Also I played Twilight Imperium for the first time last week! The 4th edition with 4 players took about 4 hours, I had a blast! The politics actually reminded me of Spartacus (really wish more games had this type of political engagement), but the depth of the rest of the game, stood out all by itself (eclipsing Eclipse)

Though I really wish I could find a game that had the political depth of Empire of the Fading Suns board or PC…

Both Champions and Raiders are pretty heavy in “gamer” theme. I’m leaning towards something a bit less combat oriented. So far, I’ve got Viticulture and Harvest on the short list. Possibly Pioneer Days too,.

I think Viticulture would be a very solid introduction to worker placement, with more legs than some of the really introductory ones.

What are you looking for exactly? I can offer a couple of suggestions in this direction, Fief, John Company, Republic of Rome, etc.

Bring it to my house.

Dominant Species. This way you can teach worker placement and two area control games at the same time.

Yeah, that’ll be great if your non-gamer friends like 6-hour long games where you have to count and re-count your pieces hundreds of times. #NotAFan

I think Lords of Waterdeep is the canonical “introductory worker placement game”. The rules are very simple, and can be explained in a few minutes. The actions you take are mostly very basic (take one or two cubes). The only downside is that the D&D theme might be too geeky for non-gamers.

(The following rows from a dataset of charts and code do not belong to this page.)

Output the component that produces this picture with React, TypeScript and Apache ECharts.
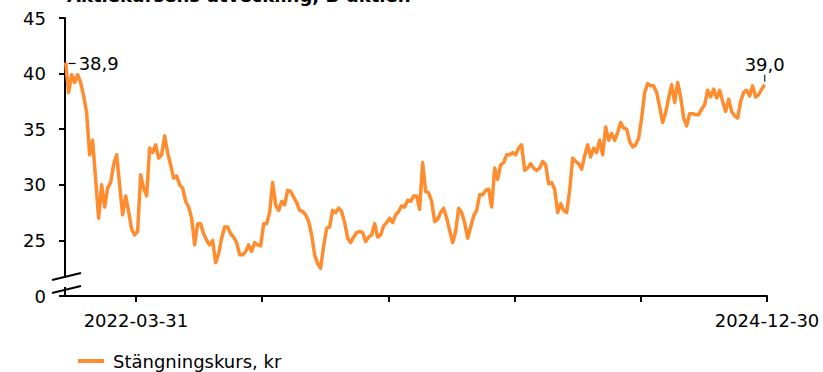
import React, { useEffect, useRef } from "react";
import * as echarts from "echarts";

const TITLE = "Aktiekursens utveckling, B-aktien";
const SERIES_NAME = "Stängningskurs, kr";

// x axis (dates)
const AXIS_START = "2021-12-08";
const AXIS_END = "2024-12-30";
const FIRST_SAMPLE = "2021-12-09";
const SAMPLE_STEP_DAYS = 4.778;
const X_TICK_DATES = ["2022-03-31", "2022-10-18", "2023-05-07", "2023-11-24", "2024-06-12", "2024-12-30"];
const X_LABEL_DATES = ["2022-03-31", "2024-12-30"];

// y axis (with break: 20 shown as 0)
const Y_MIN = 20;
const Y_MAX = 45;
const Y_STEP = 5;
const Y_BREAK_LABEL = "0";

// end-point labels
const START_LABEL = "38,9";
const END_LABEL = "39,0";

// closing prices, sampled about every 4.8 days
const PRICES = [
  41.0, 38.3, 39.9, 39.2, 39.9, 39.2, 38.0, 36.5, 32.7, 34.0,
  30.5, 27.0, 30.0, 28.0, 29.7, 30.2, 31.8, 32.7, 30.0, 27.3,
  29.0, 27.6, 26.0, 25.5, 25.8, 30.9, 29.7, 29.0, 33.3, 32.9,
  33.6, 32.4, 32.7, 34.4, 32.9, 31.8, 30.6, 30.8, 30.0, 29.7,
  28.5, 28.0, 27.0, 24.6, 26.5, 26.5, 25.6, 25.0, 24.6, 25.0,
  23.0, 23.8, 25.2, 26.2, 26.2, 25.6, 25.3, 24.8, 23.7, 23.7,
  24.0, 24.6, 24.0, 24.8, 24.6, 24.5, 26.5, 26.5, 27.5, 30.2,
  28.2, 27.7, 28.5, 28.2, 29.5, 29.4, 28.9, 28.4, 27.7, 27.6,
  27.3, 26.7, 25.5, 23.7, 22.9, 22.5, 24.5, 26.1, 26.2, 27.7,
  27.5, 27.9, 27.6, 26.6, 25.2, 24.8, 25.3, 25.7, 25.8, 25.7,
  24.9, 25.3, 25.5, 26.5, 25.3, 25.5, 26.3, 26.6, 27.0, 26.6,
  27.3, 27.6, 28.1, 28.0, 28.6, 28.5, 29.0, 29.0, 27.8, 32.0,
  29.4, 29.3, 28.5, 26.7, 26.9, 27.5, 27.9, 27.0, 25.9, 24.8,
  25.8, 27.9, 27.5, 26.6, 25.2, 26.2, 27.2, 27.7, 29.1, 29.1,
  29.5, 29.6, 28.0, 31.5, 30.5, 31.8, 32.0, 32.7, 32.7, 32.9,
  32.7, 33.3, 33.6, 31.3, 31.5, 31.9, 31.5, 31.3, 31.5, 32.1,
  31.8, 30.1, 30.2, 29.6, 27.5, 28.3, 27.7, 27.5, 29.5, 32.4,
  32.1, 31.9, 31.4, 32.6, 33.6, 32.5, 33.3, 32.9, 34.0, 32.7,
  35.2, 34.0, 34.6, 34.0, 34.7, 35.6, 35.1, 35.0, 33.9, 33.4,
  33.6, 34.2, 36.0, 38.3, 39.1, 38.9, 38.9, 38.3, 37.0, 35.6,
  36.5, 37.8, 39.0, 37.4, 39.2, 37.9, 36.0, 35.3, 36.4, 36.4,
  36.3, 36.3, 36.8, 37.2, 38.5, 37.9, 38.6, 37.8, 38.5, 37.5,
  36.6, 37.7, 36.6, 36.2, 36.0, 37.5, 38.3, 38.5, 38.0, 38.9,
  37.9, 38.1, 38.6, 39.0,
];

const DAY = 86400000;
const toMs = (s: string) => {
  const [y, m, d] = s.split("-").map(Number);
  return Date.UTC(y, m - 1, d);
};
const dayIndex = (s: string) => (toMs(s) - toMs(AXIS_START)) / DAY;

const FONT = "DejaVu Sans";
const LINE_COLOR = "#ff8c2e";

export default function App() {
  const ref = useRef<HTMLDivElement>(null);

  useEffect(() => {
    if (!ref.current) return;
    const chart = echarts.init(ref.current, null, { renderer: "svg" });
    const first = dayIndex(FIRST_SAMPLE);
    const data = PRICES.map((v, i) => [first + i * SAMPLE_STEP_DAYS, v]);
    const labelDays = X_LABEL_DATES.map(dayIndex);
    const tickDays = X_TICK_DATES.map(dayIndex);

    chart.setOption({
      animation: false,
      title: {
        text: TITLE,
        left: 62,
        top: -19,
        textStyle: { fontFamily: FONT, fontSize: 18, fontWeight: "bold", color: "#000" },
      },
      legend: {
        left: 73,
        top: 347,
        icon: "rect",
        itemWidth: 26,
        itemHeight: 4,
        textStyle: { fontFamily: FONT, fontSize: 18, color: "#000", padding: [0, 0, 0, 4] },
        data: [SERIES_NAME],
      },
      grid: { left: 65, top: 18, width: 702, height: 278, containLabel: false },
      xAxis: {
        type: "value",
        min: 0,
        max: dayIndex(AXIS_END),
        splitLine: { show: false },
        axisLine: { show: true, lineStyle: { color: "#000", width: 2 } },
        axisTick: {
          show: true,
          length: 6,
          customValues: tickDays,
          lineStyle: { color: "#000", width: 2 },
        },
        axisLabel: {
          customValues: labelDays,
          margin: 15,
          fontFamily: FONT,
          fontSize: 18,
          color: "#000",
          formatter: (v: number) => {
            const idx = labelDays.findIndex((d) => Math.abs(d - v) < 0.5);
            return idx >= 0 ? X_LABEL_DATES[idx] : "";
          },
        },
      },
      yAxis: {
        type: "value",
        min: Y_MIN,
        max: Y_MAX,
        interval: Y_STEP,
        splitLine: { show: false },
        axisLine: { show: true, lineStyle: { color: "#000", width: 2 } },
        axisTick: { show: true, length: 6, lineStyle: { color: "#000", width: 2 } },
        axisLabel: {
          margin: 19,
          fontFamily: FONT,
          fontSize: 18,
          color: "#000",
          formatter: (v: number) => (v === Y_MIN ? Y_BREAK_LABEL : String(v)),
        },
      },
      series: [
        {
          name: SERIES_NAME,
          type: "line",
          data,
          showSymbol: false,
          symbol: "none",
          color: LINE_COLOR,
          lineStyle: { color: LINE_COLOR, width: 3.5, join: "round" },
        },
      ],
    });

    const p0 = chart.convertToPixel({ gridIndex: 0 }, data[0] as any) as number[];
    const pN = chart.convertToPixel({ gridIndex: 0 }, data[data.length - 1] as any) as number[];
    const textStyle = { fontFamily: FONT, fontSize: 18, fill: "#000" };
    chart.setOption({
      graphic: [
        // axis break
        { type: "rect", shape: { x: 60, y: 278, width: 12, height: 9 }, style: { fill: "#fff" }, z: 100 },
        { type: "line", shape: { x1: 52, y1: 280, x2: 81, y2: 273 }, style: { stroke: "#000", lineWidth: 2 }, z: 101 },
        { type: "line", shape: { x1: 52, y1: 293, x2: 81, y2: 286 }, style: { stroke: "#000", lineWidth: 2 }, z: 101 },
        // start label
        { type: "line", shape: { x1: p0[0] + 3, y1: p0[1] + 1, x2: p0[0] + 10, y2: p0[1] + 1 }, style: { stroke: "#000", lineWidth: 1.2 }, z: 101 },
        { type: "text", x: p0[0] + 13, y: p0[1] + 1, style: { ...textStyle, text: START_LABEL, textAlign: "left", textVerticalAlign: "middle" }, z: 101 },
        // end label
        { type: "line", shape: { x1: pN[0], y1: pN[1] - 10, x2: pN[0], y2: pN[1] - 3 }, style: { stroke: "#444", lineWidth: 1.5 }, z: 101 },
        { type: "text", x: pN[0], y: pN[1] - 11, style: { ...textStyle, text: END_LABEL, textAlign: "center", textVerticalAlign: "bottom" }, z: 101 },
      ],
    });

    return () => chart.dispose();
  }, []);

  return (
    <div
      ref={ref}
      style={{ position: "fixed", left: 0, top: 0, width: 823, height: 372, background: "#fff" }}
    />
  );
}
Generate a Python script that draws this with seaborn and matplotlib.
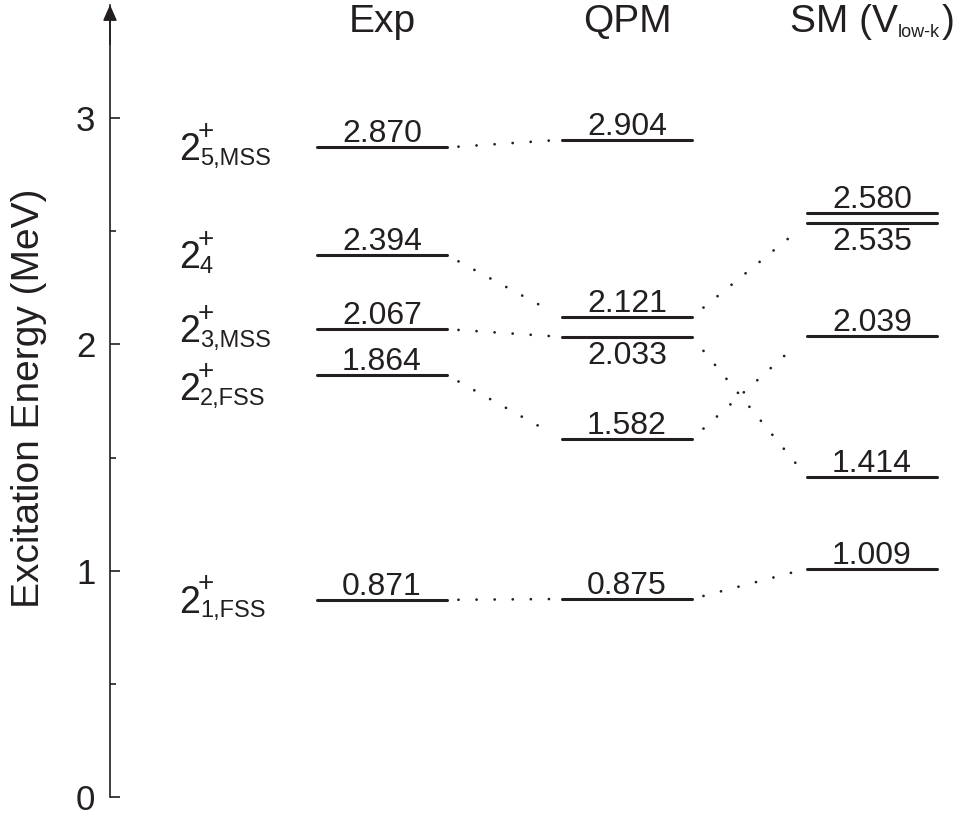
import numpy as np
import pandas as pd
import matplotlib
matplotlib.use("Agg")
import matplotlib.pyplot as plt
import seaborn as sns
from matplotlib.transforms import ScaledTranslation

# ---- level energies (MeV) ----
models = ["Exp", "QPM", "SM"]
exp_energy = [0.871, 1.864, 2.067, 2.394, 2.870]
qpm_energy = [0.875, 1.582, 2.033, 2.121, 2.904]
sm_energy = [1.009, 1.414, 2.039, 2.535, 2.580]
state_labels = ["1,FSS", "2,FSS", "3,MSS", "4", "5,MSS"]

# dotted correspondences (index in left column, index in right column)
exp_to_qpm = [(0, 0), (1, 1), (2, 2), (3, 3), (4, 4)]
qpm_to_sm = [(0, 0), (1, 2), (2, 1), (3, 3)]

# levels whose value is written below the line
below = {("QPM", 2), ("SM", 3)}

sns.set_theme(style="white")
plt.rcParams["font.family"] = ["Liberation Sans", "DejaVu Sans"]
ink = "#231f20"

W, H, DPI = 962, 823, 100
fig = plt.figure(figsize=(W / DPI, H / DPI), dpi=DPI)

# geometry in pixels
axis_px, col0_px, col_step_px, half_px = 110, 382, 245, 65
y0_px, mev_px, ymax = 26, 226.33, 3.5
ax = fig.add_axes([axis_px / W, y0_px / H, (W - axis_px) / W, ymax * mev_px / H])
xlim = ((axis_px - col0_px) / col_step_px, (W - col0_px) / col_step_px)
ax.set_xlim(*xlim)
ax.set_ylim(0, ymax)
hw = half_px / col_step_px

def shift(dx_px, dy_px):
    return ax.transData + ScaledTranslation(dx_px / DPI, dy_px / DPI, fig.dpi_scale_trans)

columns = {"Exp": exp_energy, "QPM": qpm_energy, "SM": sm_energy}

# level lines
rows = []
for ci, m in enumerate(models):
    for li, e in enumerate(columns[m]):
        for x in (ci - hw, ci + hw):
            rows.append({"model": m, "level": f"{m}{li}", "x": x, "E": e})
levels = pd.DataFrame(rows)
sns.lineplot(data=levels, x="x", y="E", units="level", estimator=None, sort=False,
             color=ink, lw=2.2, ax=ax, legend=False)

# dotted connectors
crows = []
for (a, b, pairs) in [("Exp", "QPM", exp_to_qpm), ("QPM", "SM", qpm_to_sm)]:
    ca, cb = models.index(a), models.index(b)
    for k, (i, j) in enumerate(pairs):
        p0 = np.array([ca + hw, columns[a][i]])
        p1 = np.array([cb - hw, columns[b][j]])
        for t in (0.1, 0.9):
            p = p0 + t * (p1 - p0)
            crows.append({"link": f"{a}{b}{k}", "x": p[0], "E": p[1]})
links = pd.DataFrame(crows)
sns.lineplot(data=links, x="x", y="E", units="link", estimator=None, sort=False,
             color=ink, lw=2.0, linestyle=(0, (0.01, 6.5)), dash_capstyle="round",
             ax=ax, legend=False)

# value labels
for ci, m in enumerate(models):
    for li, e in enumerate(columns[m]):
        if (m, li) in below:
            ax.text(ci, e, f"{e:.3f}", ha="center", va="top", fontsize=23, color=ink,
                    transform=shift(0, -4))
        else:
            ax.text(ci, e, f"{e:.3f}", ha="center", va="baseline", fontsize=23, color=ink,
                    transform=shift(0, 5))

# state labels to the left of the Exp column
lab_x = (179 - col0_px) / col_step_px
lab_dy = {1: -12}
for li, e in enumerate(exp_energy):
    dy = lab_dy.get(li, 0)
    ax.text(lab_x, e, "2", ha="left", va="baseline", fontsize=27, color=ink,
            transform=shift(0, dy - 13))
    ax.text(lab_x, e, "+", ha="left", va="baseline", fontsize=20, color=ink,
            transform=shift(19, dy + 8.6))
    ax.text(lab_x, e, state_labels[li], ha="left", va="baseline", fontsize=17, color=ink,
            transform=shift(21, dy - 17.6))

# column headers
head_y = (H - 32 - y0_px) / mev_px
ax.text(0, head_y, "Exp", ha="center", va="baseline", fontsize=28, color=ink)
ax.text(1, head_y, "QPM", ha="center", va="baseline", fontsize=28, color=ink)
ax.text(2, head_y, "SM (V", ha="right", va="baseline", fontsize=28, color=ink,
        transform=shift(26, 0))
ax.text(2, head_y, "low-k", ha="left", va="baseline", fontsize=13, color=ink,
        transform=shift(26, -5))
ax.text(2, head_y, ")", ha="left", va="baseline", fontsize=28, color=ink,
        transform=shift(70, 0))

# energy axis with arrow head
for s in ("top", "right", "bottom"):
    ax.spines[s].set_visible(False)
ax.spines["left"].set_linewidth(1.2)
ax.spines["left"].set_color(ink)
ax.set_xticks([])
ax.set_yticks([0, 1, 2, 3])
ax.set_yticks([0.5, 1.5, 2.5], minor=True)
ax.tick_params(axis="y", which="major", direction="in", length=7.2, width=1.2,
               color=ink, labelsize=25, labelcolor=ink, pad=10.5, left=True)
ax.tick_params(axis="y", which="minor", direction="in", length=4.3, width=1.2,
               color=ink, left=True)
ax.annotate("", xy=(0, 1), xycoords="axes fraction", xytext=(0, 0.95),
            arrowprops=dict(arrowstyle="-|>,head_length=0.95,head_width=0.42",
                            mutation_scale=10, color=ink, lw=1.2, shrinkA=0, shrinkB=0))
ax.set_xlabel("")
ax.set_ylabel("")
fig.text(29 / W, 1 - 398 / H, "Excitation Energy (MeV)", rotation=90, ha="center",
         va="center", fontsize=28, color=ink)

fig.savefig("out.png", dpi=DPI)
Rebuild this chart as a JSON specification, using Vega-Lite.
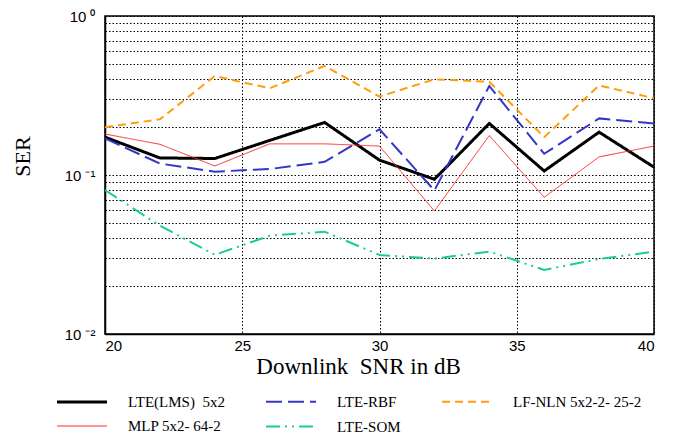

We need @tomchick in here.

Well, that and it being boring.

How dare you! No, wait, actually, that’s pretty fair. It is better with the corruption expansion.

My experience included that expansion, but in fairness also getting stuck with the beholder Lord, who is just bad.

I just got introduced to Rajas of the Ganges. If you like Champions of Midgard you would probably dig this one.

@Dave_Perkins and @JoshL are playing that game online through Yucata, and based on Dave’s enthusiasm, would probably play more. I played a game with them and didn’t really click with it. Yucata’s implementation is really solid, I learned about half the rules just by playing it.

Ha, yeah, guilty. I kinda like it. It is a simple game in a complex wrapper (so many icons!). There’s a zillion actions on the board, but three of them you use 80% of the time (and a lot of them you never use except in emergencies). It may or may not have legs, but I’m having a good time with it.

For new gamers, Stone Age>Lords of Waterdeep. That is simple mathematics.

Yeah, that’s not a bad choice either.

If you’re going to really play Lords of Waterdeep, man up and play Yedo:

  1. It’s got a better theme - Feudal Japan (better because I like it more and D&D themed games are a dime a dozen ;)
  2. The missions and rewards are more interesting.
  3. Game can be a brutal if you aren’t prepared.

Am I weird in saying Carcassonne is a worker placement game? Also a tile laying game. If it counts, definitely that is a better introduction than Lords of Waterdeep. I own both but Carcassonne is the better game. Especially in two-player and with anyone of any language.

I can see where you’re coming from but I don’t think it has the basic worker placement structure of limited action spaces you place workers in.

I just added Dinosaur Island to the mix as well. I think the Jurassic Park theme might mix well. I don’t find it to be a particularly difficult game to teach as long as you make it clear the victory points are the goal cards to work towards.